--- Start of Dataset content ---

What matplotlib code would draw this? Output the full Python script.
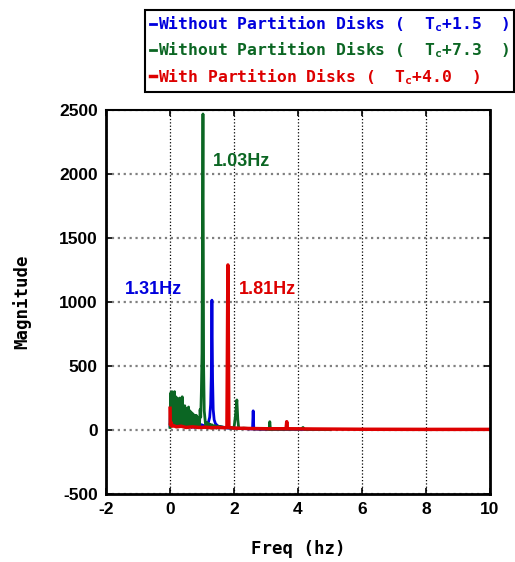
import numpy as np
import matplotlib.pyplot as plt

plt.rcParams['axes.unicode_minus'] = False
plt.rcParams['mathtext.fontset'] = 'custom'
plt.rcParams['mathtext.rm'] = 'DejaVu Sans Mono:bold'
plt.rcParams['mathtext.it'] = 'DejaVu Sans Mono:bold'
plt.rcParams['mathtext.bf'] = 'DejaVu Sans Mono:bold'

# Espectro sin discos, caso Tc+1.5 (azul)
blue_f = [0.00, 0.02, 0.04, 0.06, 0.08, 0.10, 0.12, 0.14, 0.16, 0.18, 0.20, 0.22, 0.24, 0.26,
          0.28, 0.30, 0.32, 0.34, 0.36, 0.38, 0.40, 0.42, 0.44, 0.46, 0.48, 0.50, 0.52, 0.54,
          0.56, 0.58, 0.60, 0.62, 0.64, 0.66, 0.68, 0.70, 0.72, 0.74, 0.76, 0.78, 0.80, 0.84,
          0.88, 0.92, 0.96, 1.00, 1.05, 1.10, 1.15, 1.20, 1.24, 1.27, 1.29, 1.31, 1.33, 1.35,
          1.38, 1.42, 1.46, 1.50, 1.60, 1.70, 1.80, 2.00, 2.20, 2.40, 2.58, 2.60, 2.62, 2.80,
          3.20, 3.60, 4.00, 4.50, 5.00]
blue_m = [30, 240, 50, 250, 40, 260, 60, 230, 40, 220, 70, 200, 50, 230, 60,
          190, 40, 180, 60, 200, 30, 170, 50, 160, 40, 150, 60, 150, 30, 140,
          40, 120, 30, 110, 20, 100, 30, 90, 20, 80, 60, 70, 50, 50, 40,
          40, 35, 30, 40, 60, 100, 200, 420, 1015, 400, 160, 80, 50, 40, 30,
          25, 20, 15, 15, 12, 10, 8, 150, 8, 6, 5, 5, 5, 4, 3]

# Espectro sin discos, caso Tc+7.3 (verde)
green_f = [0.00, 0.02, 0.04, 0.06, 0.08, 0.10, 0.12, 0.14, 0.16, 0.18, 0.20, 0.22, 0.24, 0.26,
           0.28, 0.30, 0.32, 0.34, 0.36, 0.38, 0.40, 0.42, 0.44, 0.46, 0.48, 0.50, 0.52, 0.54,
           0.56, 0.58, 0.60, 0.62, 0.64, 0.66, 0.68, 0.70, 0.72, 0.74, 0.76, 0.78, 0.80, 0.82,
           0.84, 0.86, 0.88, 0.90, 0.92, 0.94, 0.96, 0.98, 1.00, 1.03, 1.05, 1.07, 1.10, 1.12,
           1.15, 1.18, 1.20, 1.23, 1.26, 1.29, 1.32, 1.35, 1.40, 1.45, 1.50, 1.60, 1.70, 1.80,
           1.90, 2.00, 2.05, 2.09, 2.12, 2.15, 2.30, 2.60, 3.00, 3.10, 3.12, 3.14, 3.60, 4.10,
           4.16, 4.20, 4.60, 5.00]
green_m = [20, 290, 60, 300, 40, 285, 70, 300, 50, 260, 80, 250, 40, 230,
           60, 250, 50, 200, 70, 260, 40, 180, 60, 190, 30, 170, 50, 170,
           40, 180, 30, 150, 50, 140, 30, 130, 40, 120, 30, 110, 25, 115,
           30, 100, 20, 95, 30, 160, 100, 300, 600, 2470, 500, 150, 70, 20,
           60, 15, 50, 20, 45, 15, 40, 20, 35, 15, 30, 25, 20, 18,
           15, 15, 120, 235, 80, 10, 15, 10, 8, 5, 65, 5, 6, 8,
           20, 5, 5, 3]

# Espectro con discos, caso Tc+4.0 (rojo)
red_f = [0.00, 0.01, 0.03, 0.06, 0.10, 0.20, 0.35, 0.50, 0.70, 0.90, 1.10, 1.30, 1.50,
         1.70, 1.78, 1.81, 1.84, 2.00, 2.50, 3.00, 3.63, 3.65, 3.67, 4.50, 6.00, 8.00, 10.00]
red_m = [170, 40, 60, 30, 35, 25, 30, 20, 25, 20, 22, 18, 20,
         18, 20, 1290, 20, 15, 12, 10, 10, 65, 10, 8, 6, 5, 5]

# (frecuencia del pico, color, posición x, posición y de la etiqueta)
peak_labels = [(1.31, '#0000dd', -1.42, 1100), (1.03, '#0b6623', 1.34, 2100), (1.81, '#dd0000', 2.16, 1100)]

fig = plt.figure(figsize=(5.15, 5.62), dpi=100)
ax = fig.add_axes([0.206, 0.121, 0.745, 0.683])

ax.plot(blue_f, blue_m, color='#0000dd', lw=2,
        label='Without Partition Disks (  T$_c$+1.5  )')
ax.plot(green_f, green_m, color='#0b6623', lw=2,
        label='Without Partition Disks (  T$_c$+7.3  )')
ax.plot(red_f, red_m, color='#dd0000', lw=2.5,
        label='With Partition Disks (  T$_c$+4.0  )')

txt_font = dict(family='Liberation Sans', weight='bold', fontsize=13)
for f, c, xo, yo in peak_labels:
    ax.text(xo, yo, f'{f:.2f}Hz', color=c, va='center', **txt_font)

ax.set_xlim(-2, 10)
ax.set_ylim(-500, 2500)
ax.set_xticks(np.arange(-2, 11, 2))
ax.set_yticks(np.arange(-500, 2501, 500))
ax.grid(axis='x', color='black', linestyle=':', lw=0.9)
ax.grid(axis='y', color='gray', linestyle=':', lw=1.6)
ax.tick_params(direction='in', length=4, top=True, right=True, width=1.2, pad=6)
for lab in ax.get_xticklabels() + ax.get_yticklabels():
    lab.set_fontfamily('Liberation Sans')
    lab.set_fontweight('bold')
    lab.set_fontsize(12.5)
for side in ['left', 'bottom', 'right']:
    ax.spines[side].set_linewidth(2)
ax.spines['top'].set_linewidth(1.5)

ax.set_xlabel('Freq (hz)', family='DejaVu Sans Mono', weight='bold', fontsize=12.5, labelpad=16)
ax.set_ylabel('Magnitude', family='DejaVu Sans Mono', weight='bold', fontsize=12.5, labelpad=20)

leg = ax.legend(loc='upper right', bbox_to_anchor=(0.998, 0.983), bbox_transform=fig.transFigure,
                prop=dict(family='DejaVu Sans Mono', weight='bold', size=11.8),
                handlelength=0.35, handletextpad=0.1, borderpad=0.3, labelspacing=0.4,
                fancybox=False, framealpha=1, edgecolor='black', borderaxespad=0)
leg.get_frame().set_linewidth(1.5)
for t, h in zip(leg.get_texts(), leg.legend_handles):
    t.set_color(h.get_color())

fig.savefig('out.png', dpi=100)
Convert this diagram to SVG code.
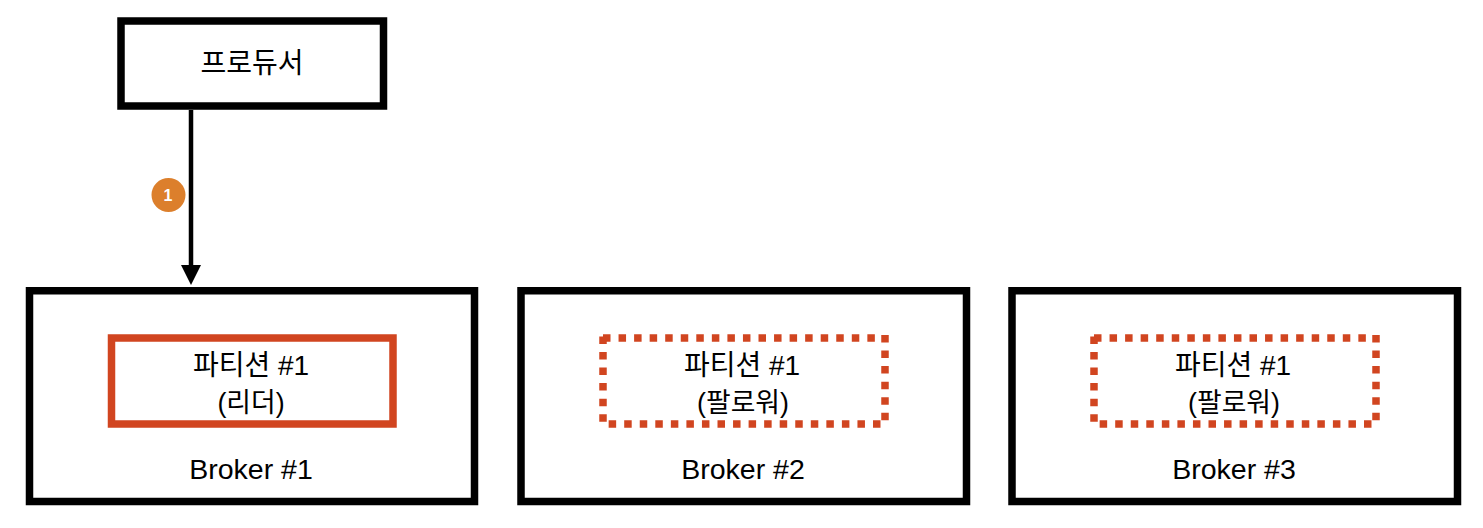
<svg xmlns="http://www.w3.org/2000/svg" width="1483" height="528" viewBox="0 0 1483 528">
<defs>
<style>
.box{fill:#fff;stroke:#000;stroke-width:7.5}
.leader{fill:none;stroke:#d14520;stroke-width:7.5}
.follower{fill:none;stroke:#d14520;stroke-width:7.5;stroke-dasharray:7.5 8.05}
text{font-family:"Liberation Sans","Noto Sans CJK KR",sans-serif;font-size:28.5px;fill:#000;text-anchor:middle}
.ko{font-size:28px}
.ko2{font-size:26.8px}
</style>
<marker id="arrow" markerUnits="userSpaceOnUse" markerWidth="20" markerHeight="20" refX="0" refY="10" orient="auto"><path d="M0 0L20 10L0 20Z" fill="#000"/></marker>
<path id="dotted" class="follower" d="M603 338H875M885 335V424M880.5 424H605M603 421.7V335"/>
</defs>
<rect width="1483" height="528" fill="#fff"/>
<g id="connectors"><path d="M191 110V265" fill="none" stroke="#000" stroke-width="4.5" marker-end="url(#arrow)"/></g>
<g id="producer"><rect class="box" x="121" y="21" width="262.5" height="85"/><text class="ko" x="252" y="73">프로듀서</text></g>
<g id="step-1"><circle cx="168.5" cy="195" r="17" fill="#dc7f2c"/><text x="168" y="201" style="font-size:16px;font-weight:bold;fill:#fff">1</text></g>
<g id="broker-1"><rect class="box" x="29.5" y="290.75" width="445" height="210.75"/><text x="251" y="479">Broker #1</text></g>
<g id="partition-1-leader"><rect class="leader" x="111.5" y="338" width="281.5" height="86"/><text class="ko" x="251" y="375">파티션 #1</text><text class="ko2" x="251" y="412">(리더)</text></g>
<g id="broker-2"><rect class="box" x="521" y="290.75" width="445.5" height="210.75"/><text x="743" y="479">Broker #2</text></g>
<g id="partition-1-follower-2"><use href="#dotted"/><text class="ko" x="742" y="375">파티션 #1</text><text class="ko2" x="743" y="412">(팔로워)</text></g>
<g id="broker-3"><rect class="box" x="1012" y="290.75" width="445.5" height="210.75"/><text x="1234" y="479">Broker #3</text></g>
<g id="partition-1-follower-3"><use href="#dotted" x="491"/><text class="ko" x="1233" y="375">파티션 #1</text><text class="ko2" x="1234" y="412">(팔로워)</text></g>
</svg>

--- End of Dataset content ---

Goal: Each line from the top of the material through the line containing "plt.rcParams['mathtext.bf'] = 'DejaVu" should be reproduced exactly; please drop any images.

Output for this exercise:
What matplotlib code would draw this? Output the full Python script.
import numpy as np
import matplotlib.pyplot as plt

plt.rcParams['axes.unicode_minus'] = False
plt.rcParams['mathtext.fontset'] = 'custom'
plt.rcParams['mathtext.rm'] = 'DejaVu Sans Mono:bold'
plt.rcParams['mathtext.it'] = 'DejaVu Sans Mono:bold'
plt.rcParams['mathtext.bf'] = 'DejaVu Sans Mono:bold'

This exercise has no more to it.